O pretexto eram os números históricos das contas do Estado, mas o contraste com a realidade do que aí vem acabou por prevalecer na conferência de imprensa dada esta quarta-feira pelo ministro das Finanças, depois de conhecido o excedente orçamental em 2019, o que não acontecia desde 1973.
Mesmo sem cenários detalhados e com a incapacidade de fazer previsões num contexto de crise súbita, acentuada e global, com uma duração temporária, que ninguém sabe por quanto tempo, Mário Centeno deixou pistas sobre o que pode estar a caminho. Em vez da economia crescer 2,2%, como no ano passado, ou 1,9%, como se esperava para este ano, está em perspetiva uma recessão anual, ainda que com alguma retoma no segundo semestre. Em vez de um excedente das contas públicas, teremos uma degradação do saldo de vários pontos percentuais do Produto Interno Bruto (PIB), ou seja défice.
A dimensão destes indicadores negativos vai depender essencialmente de quando for possível retomar a normalidade. O cenário do Governo aponta julho como mês em que poderá começar essa retoma, mas isso não significa necessariamente uma retoma económica. “Tudo isto não se vai dissipar no primeiro dia que retomarmos a nossa normalidade”. Até porque não depende só de Portugal, cuja economia “está a ser alvo de choque externo com consequências graves na vida económica e social, sérias e imprevisíveis”.

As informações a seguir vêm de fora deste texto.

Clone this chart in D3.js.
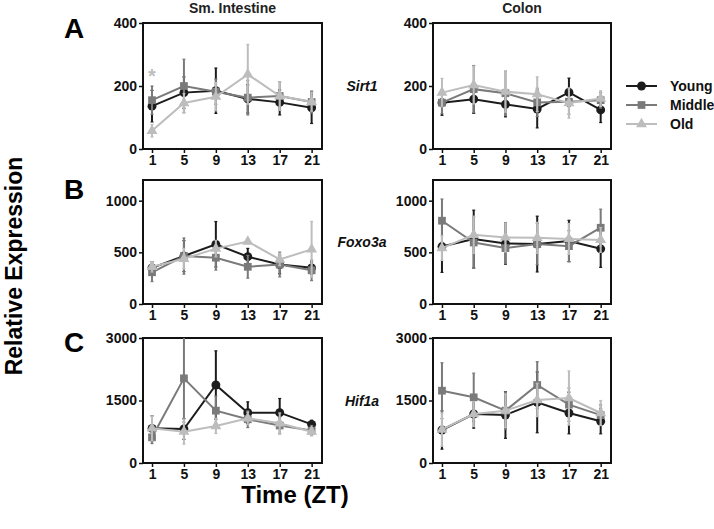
<!DOCTYPE html>
<html><head><meta charset="utf-8">
<script src="https://cdn.jsdelivr.net/npm/d3@7"></script>
<style>
body{margin:0;background:#fff;}
text{font-family:"Liberation Sans",Arial,sans-serif;}
</style></head>
<body><svg id="chart" width="714" height="529"></svg>
<script>
// ---- data ----
const timePoints = [1, 5, 9, 13, 17, 21];
const groups = ["Young", "Middle", "Old"];
const tissues = ["Sm. Intestine", "Colon"];
const genes = ["Sirt1", "Foxo3a", "Hif1a"];
const panelLetters = ["A", "B", "C"];
const yTicksSirt1 = [0, 200, 400];
const yTicksFoxo3a = [0, 500, 1000];
const yTicksHif1a = [0, 1500, 3000];
const yMaxByGene = [400, 1200, 3000];

// Sirt1 - small intestine
const sirt1SI_young = [136, 179, 185, 159, 148, 131];
const sirt1SI_youngErr = [50, 50, 72, 45, 40, 50];
const sirt1SI_middle = [155, 200, 182, 163, 168, 149];
const sirt1SI_middleErr = [45, 85, 40, 55, 45, 35];
const sirt1SI_old = [58, 146, 166, 237, 168, 150];
const sirt1SI_oldErr = [20, 30, 45, 95, 45, 30];
// Sirt1 - colon
const sirt1CO_young = [147, 158, 142, 127, 180, 124];
const sirt1CO_youngErr = [40, 45, 40, 60, 45, 40];
const sirt1CO_middle = [147, 190, 177, 148, 150, 155];
const sirt1CO_middleErr = [35, 75, 70, 45, 40, 25];
const sirt1CO_old = [179, 203, 182, 174, 146, 160];
const sirt1CO_oldErr = [45, 60, 65, 55, 48, 25];
// Foxo3a - small intestine
const foxo3aSI_young = [350, 464, 578, 458, 382, 350];
const foxo3aSI_youngErr = [60, 150, 220, 80, 90, 60];
const foxo3aSI_middle = [307, 464, 448, 360, 382, 326];
const foxo3aSI_middleErr = [90, 175, 120, 110, 120, 100];
const foxo3aSI_old = [360, 438, 536, 605, 431, 529];
const foxo3aSI_oldErr = [50, 100, 80, 20, 60, 270];
// Foxo3a - colon
const foxo3aCO_young = [556, 628, 585, 580, 610, 534];
const foxo3aCO_youngErr = [250, 280, 200, 270, 200, 180];
const foxo3aCO_middle = [806, 595, 541, 580, 560, 738];
const foxo3aCO_middleErr = [210, 250, 150, 200, 150, 180];
const foxo3aCO_old = [541, 670, 644, 640, 630, 620];
const foxo3aCO_oldErr = [120, 180, 140, 150, 150, 120];
// Hif1a - small intestine
const hif1aSI_young = [832, 816, 1872, 1208, 1208, 928];
const hif1aSI_youngErr = [300, 250, 820, 260, 340, 100];
const hif1aSI_middle = [616, 2032, 1256, 1050, 900, 780];
const hif1aSI_middleErr = [150, 1050, 350, 200, 200, 120];
const hif1aSI_old = [832, 752, 888, 1072, 952, 752];
const hif1aSI_oldErr = [300, 300, 180, 150, 250, 100];
// Hif1a - colon
const hif1aCO_young = [792, 1176, 1152, 1456, 1200, 1000];
const hif1aCO_youngErr = [460, 340, 560, 730, 500, 300];
const hif1aCO_middle = [1736, 1576, 1256, 1872, 1400, 1150];
const hif1aCO_middleErr = [670, 580, 450, 560, 400, 250];
const hif1aCO_old = [800, 1176, 1256, 1512, 1560, 1200];
const hif1aCO_oldErr = [400, 300, 400, 400, 650, 300];

// ---- assemble panels ----
const panelData = [
  [[sirt1SI_young, sirt1SI_youngErr, sirt1SI_middle, sirt1SI_middleErr, sirt1SI_old, sirt1SI_oldErr],
   [sirt1CO_young, sirt1CO_youngErr, sirt1CO_middle, sirt1CO_middleErr, sirt1CO_old, sirt1CO_oldErr]],
  [[foxo3aSI_young, foxo3aSI_youngErr, foxo3aSI_middle, foxo3aSI_middleErr, foxo3aSI_old, foxo3aSI_oldErr],
   [foxo3aCO_young, foxo3aCO_youngErr, foxo3aCO_middle, foxo3aCO_middleErr, foxo3aCO_old, foxo3aCO_oldErr]],
  [[hif1aSI_young, hif1aSI_youngErr, hif1aSI_middle, hif1aSI_middleErr, hif1aSI_old, hif1aSI_oldErr],
   [hif1aCO_young, hif1aCO_youngErr, hif1aCO_middle, hif1aCO_middleErr, hif1aCO_old, hif1aCO_oldErr]]
];
const yTicksByGene = [yTicksSirt1, yTicksFoxo3a, yTicksHif1a];

const colors = {Young: "#1c1c1c", Middle: "#7a7a7a", Old: "#bdbdbd"};
const shapes = {Young: d3.symbolCircle, Middle: d3.symbolSquare, Old: d3.symbolTriangle};
const shapeSize = {Young: 62, Middle: 60, Old: 52};

const colX = [[143, 322], [433, 611]];
const rowY = [[23, 149], [180, 304], [338, 463]];

const svg = d3.select("#chart");
const defs = svg.append("defs");

genes.forEach((gene, r) => {
  tissues.forEach((tissue, c) => {
    const [x0, x1] = colX[c];
    const [y0, y1] = rowY[r];
    const x = d3.scaleLinear().domain([-0.13, 22.3]).range([x0, x1]);
    const y = d3.scaleLinear().domain([0, yMaxByGene[r]]).range([y1, y0]);
    const clipId = `clip-${r}-${c}`;
    defs.append("clipPath").attr("id", clipId).append("rect")
      .attr("x", x0).attr("y", y0).attr("width", x1 - x0).attr("height", y1 - y0);

    const g = svg.append("g");
    // axes
    const ya = g.append("g").attr("transform", `translate(${x0},0)`)
      .call(d3.axisLeft(y).tickValues(yTicksByGene[r]).tickSize(4).tickPadding(2).tickFormat(d3.format("d")));
    const xa = g.append("g").attr("transform", `translate(0,${y1})`)
      .call(d3.axisBottom(x).tickValues(timePoints).tickSize(4).tickPadding(2));
    [ya, xa].forEach(a => {
      a.select(".domain").remove();
      a.selectAll(".tick line").attr("stroke", "#111").attr("stroke-width", 1.5);
      a.selectAll(".tick text").attr("font-size", 14).attr("font-weight", "bold").attr("fill", "#111");
    });
    // frame
    g.append("rect").attr("x", x0).attr("y", y0).attr("width", x1 - x0).attr("height", y1 - y0)
      .attr("fill", "none").attr("stroke", "#111").attr("stroke-width", 2);

    const plot = g.append("g").attr("clip-path", `url(#${clipId})`);
    const arr = panelData[r][c];
    groups.forEach((grp, gi) => {
      const vals = arr[gi * 2], errs = arr[gi * 2 + 1];
      const pts = timePoints.map((t, i) => ({t, v: vals[i], e: errs[i]}));
      const col = colors[grp];
      // error bars
      const eb = plot.append("g").attr("stroke", col).attr("stroke-width", 2);
      pts.forEach(p => {
        eb.append("line").attr("x1", x(p.t)).attr("x2", x(p.t))
          .attr("y1", y(p.v - p.e)).attr("y2", y(p.v + p.e));
        [p.v - p.e, p.v + p.e].forEach(v => eb.append("line")
          .attr("x1", x(p.t) - 1.5).attr("x2", x(p.t) + 1.5).attr("y1", y(v)).attr("y2", y(v))
          .attr("stroke-width", 1.2));
      });
      // line
      plot.append("path").datum(pts)
        .attr("d", d3.line().x(p => x(p.t)).y(p => y(p.v)))
        .attr("fill", "none").attr("stroke", col).attr("stroke-width", 2);
      // markers
      plot.selectAll(null).data(pts).enter().append("path")
        .attr("transform", p => `translate(${x(p.t)},${y(p.v)})`)
        .attr("d", d3.symbol().type(shapes[grp]).size(shapeSize[grp]))
        .attr("fill", col);
    });

    if (r === 0 && c === 0) {
      // significance asterisk
      g.append("text").attr("x", x(1)).attr("y", y(208)).attr("text-anchor", "middle")
        .attr("font-size", 20).attr("font-weight", "bold").attr("fill", colors.Old).text("*");
    }
    if (r === 0) {
      svg.append("text").attr("x", (x0 + x1) / 2).attr("y", 13).attr("text-anchor", "middle")
        .attr("font-size", 14).attr("font-weight", "bold").attr("fill", "#222").text(tissue);
    }
  });
  // gene label
  svg.append("text").attr("x", 362).attr("y", (rowY[r][0] + rowY[r][1]) / 2 + 5)
    .attr("text-anchor", "middle").attr("font-size", 14).attr("font-weight", "bold")
    .attr("font-style", "italic").attr("fill", "#111").text(gene);
  // panel letter
  svg.append("text").attr("x", 64).attr("y", rowY[r][0] + [15, 19, 14][r])
    .attr("font-size", 28).attr("font-weight", "bold").attr("fill", "#000").text(panelLetters[r]);
});

// axis titles
svg.append("text").attr("transform", "translate(22,266) rotate(-90)").attr("text-anchor", "middle")
  .attr("font-size", 23).attr("font-weight", "bold").attr("fill", "#000").text("Relative Expression");
svg.append("text").attr("x", 295).attr("y", 503).attr("text-anchor", "middle")
  .attr("font-size", 24).attr("font-weight", "bold").attr("fill", "#000").text("Time (ZT)");

// legend
const legY = [86, 105, 124];
groups.forEach((grp, i) => {
  const lg = svg.append("g");
  lg.append("line").attr("x1", 626).attr("x2", 657).attr("y1", legY[i]).attr("y2", legY[i])
    .attr("stroke", colors[grp]).attr("stroke-width", 2);
  lg.append("path").attr("transform", `translate(641.5,${legY[i]})`)
    .attr("d", d3.symbol().type(shapes[grp]).size(shapeSize[grp])).attr("fill", colors[grp]);
  lg.append("text").attr("x", 670).attr("y", legY[i] + 5).attr("font-size", 14)
    .attr("font-weight", "bold").attr("fill", "#111").text(grp);
});
</script></body></html>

Ainda assim, Mário Centeno quis deixar uma mensagem positiva, que alguns também podem ver como um autoelogio. O “rigor” e a “responsabilidade orçamental” dos anos em que liderou as Finanças, e que culminaram com um saldo positivo um ano antes do previsto, é “o que nos permite garantir que o país consegue reagir perante adversidades da dimensão daquela que hoje enfrentamos. O excedente de 2019 também é uma garantia de defesa do país para as dificuldades que hoje enfrentamos”.
Portugal, garantiu o ministro das Finanças, nunca esteve estão bem preparado para uma crise como esta. E esse foi uma “das certezas” que quis deixar, bem como o compromisso de tudo fazer para “restaurar a confiança e regressar à normalidade”. A crise é antes de mais sanitária, e Centeno sublinhou que os “próximos dias vão ser decisivos” para a dimensão da propagação do coronavírus, para se perceber qual poderá ser o impacto na economia e também nas contas públicas.
Questionado sobre o regresso da austeridade, para fazer face ao dinheiro que agora é injetado pelo Estado, Mário Centeno chutou para canto. Esta “esta não é uma crise estrutural, não é uma crise que resulte de desequilíbrios macroeconómicos que devam ser corrigidos. A natureza desta crise é muito diversa de outras“, como a crise global de 2008-2009, ou as subsequentes, a partir de 2010 e 2011 na zona Euro, entende Centeno.
“Estamos a enfrentar uma crise temporária, num choque exógeno ao sistema económico, mas que, obviamente, neste instante, se reflete com uma intensidade nunca antes assinalada e registada na nossa capacidade produtiva”. Por isso, “esta crise deve ser enfrentada de forma temporária“, para ” termos depois tempo suficiente para repor a atividade económica e não termos o mesmo tipo de efeitos”, como o da última crise que Portugal atravessou, “de natureza estrutural e fundada em desequilíbrios orçamentais e desequilíbrios de contas externas”.
Agora o ponto de partida é outro, nota Centeno: para além do crescimento económico e das contas públicas saudáveis, também há contas externas equilibradas e a taxa de desemprego mais baixa em mais de 10 anos. Trunfos, que permitem ter “uma base económica sólida para retomar essa atividade”, de forma progressiva, quando a crise do Covid-19 passar.
Mário Centeno insiste em não mexer já no Orçamento de Estado para este ano — que só entrará em vigor a 1 de abril —, porque diz ter margem para acomodar o aumento das medidas de despesa já anunciadas na Segurança Social, de apoio às empresas e às famílias, e na saúde. Perante a inevitável pergunta sobre a necessidade do Orçamento Retificativo, o ministro das Finanças só admite rever quando for possível prever qual será o ajustamento necessário.